Komentarz „Sportu”. Pora na wyrównanie rachunków!

Patrząc na ostatnie konfrontacje Polski i Szwecji, to nie jest łatwo być optymistą przed wtorkowym meczem na Stadionie Śląskiem.


Owszem, w historii wzajemnych gier nieraz pokonywaliśmy niewygodnego skandynawskiego rywala, choćby na mistrzostwach świata w 1974 roku, ale wiele z tych bezpośrednich gier przegrywaliśmy, a już szczególnie dotyczy to ostatnich lat. Kiedy ostatni raz pokonaliśmy rywala ze Szwecji? To pamiętają tylko starsi kibice, bo było to lata temu, a konkretnie w 1991 roku. Istniał jeszcze wtedy ZSRR, a pokonaliśmy ich w sierpniu tamtego roku w towarzyskiej grze w Gdyni 2:0 po bramkach zdobywanych przez Wojciecha Kowalczyka i Mirosława Trzeciaka.

W kolejnych ośmiu konfrontacjach ledwie raz był remis, a siedem razy wygrywał rywal! To fatalny bilans. Tą ostatnią porażkę na Euro w czerwcu zeszłego roku na stadionie w Sankt Petersburgu, która pozbawiła nas wyjścia z grupy w mistrzostwach Europy, świeżo mamy jeszcze w pamięci.

Nie zapominajmy też przed wtorkowym meczem o tym, co zrobili Szwedzi w eliminacjach Euro 2004 roku. Wygrali grupę w której i my byliśmy, a w ostatnim meczu u siebie w Sztokholmie dali się pokonać Łotwie 1:0, nie strzelając m.in. karnego w 86 minucie. To spowodowało, że to Łotysze zagrali potem w zwycięskich dla siebie barażach, a nie biało-czerwoni. U nas Szwedzi zostali wtedy oskarżeni o to, że są zwykłymi sprzedawczykami. Złość u nas była ogromna na taką nie fair postawę.

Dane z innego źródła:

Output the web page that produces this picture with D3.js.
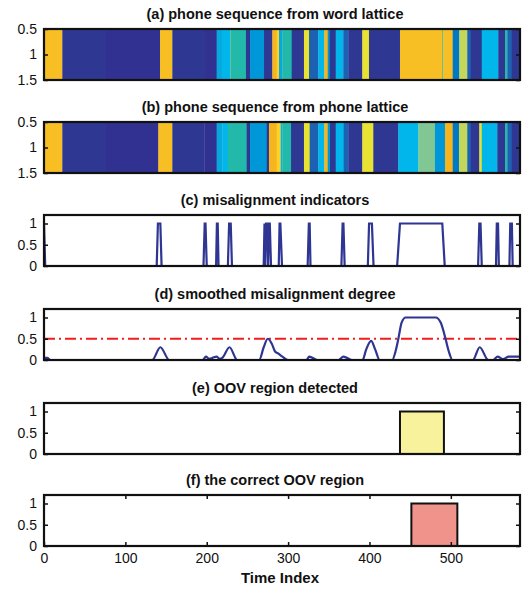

Ogrywali też nas na Stadionie Śląskiem, żeby wspomnieć eliminacje MŚ 1990, kiedy w październiku 1989 roku pokonali nas w Chorzowie 2:0 czy w eliminacjach Euro 2000 i Euro 2004. Za pierwszym razem 1:0, a za drugim 2:0. Pora na policzenie się z nimi i czas na to, żeby Śląski po raz czwarty dał biało-czerwonym bezpośredni awans na mundial!

Szanse ku temu są. W wygranym meczu u siebie z Czechami Szwedom w dogrywce pomógł doping publiczności. To był ich dodatkowy zawodnik w tym bardzo trudnym dla nich spotkaniu. Tak samo będzie teraz w przepadku naszej reprezentacji. Wsparcie prawie 60 tys. kibiców powinno nieść naszych graczy.

Ci jednak muszą liczyć przede wszystkim na swoje umiejętności. Sam jeden Robert Lewandowski to za mało, żeby ich pokonać. Swoje musi dołożyć każdy z pozostałych dziesięciu graczu. Trzeba zagrać inaczej niż było to w debiucie selekcjonera Czesława Michniewicza ze Szkocją w Glasgow. Z pomysłem, z inwencją, na ryzyku i ofensywnie. Na kunktatorstwo nie ma co liczyć. Naszych zawodników w takim jednym meczu o być albo nie być stać na to, żeby wznieść się na wyżyny swoich umiejętności. Grać jest o co, bo stawka jest bardzo wysoka.

Wierzę, że selekcjoner Michniewicz ma plan na to spotkanie i nawet kontuzje nie spowodują turbulencji w tej wtorkowej grze. Przypomnijmy, że Czesi baraż ze Szwedami grali bez aż 15 swoich graczy, w tym asa atutowego Patrika Schicka. Nasz trener już raz przebrnął trudne baraże, a było to ponad 3 lata temu, kiedy w listopadzie 2018 roku pokonaliśmy Portugalczyków w eliminacjach młodzieżowych Euro.

Po porażce w Zabrzu w pierwszym meczu 0:1 przed rewanżem mało kto dawał naszym młodym „Orłom” szanse, a mimo to na wyjeździe sprawili sensację i wygrali 3:1. W składzie byli tam tacy gracze, jak Żurkowski, Bielik czy Szymański, którzy mają teraz szansę zagrać też w Chorzowie. Oby z takim samym skutkiem jak 20 listopada 2018 roku z Portugalią w Chaves.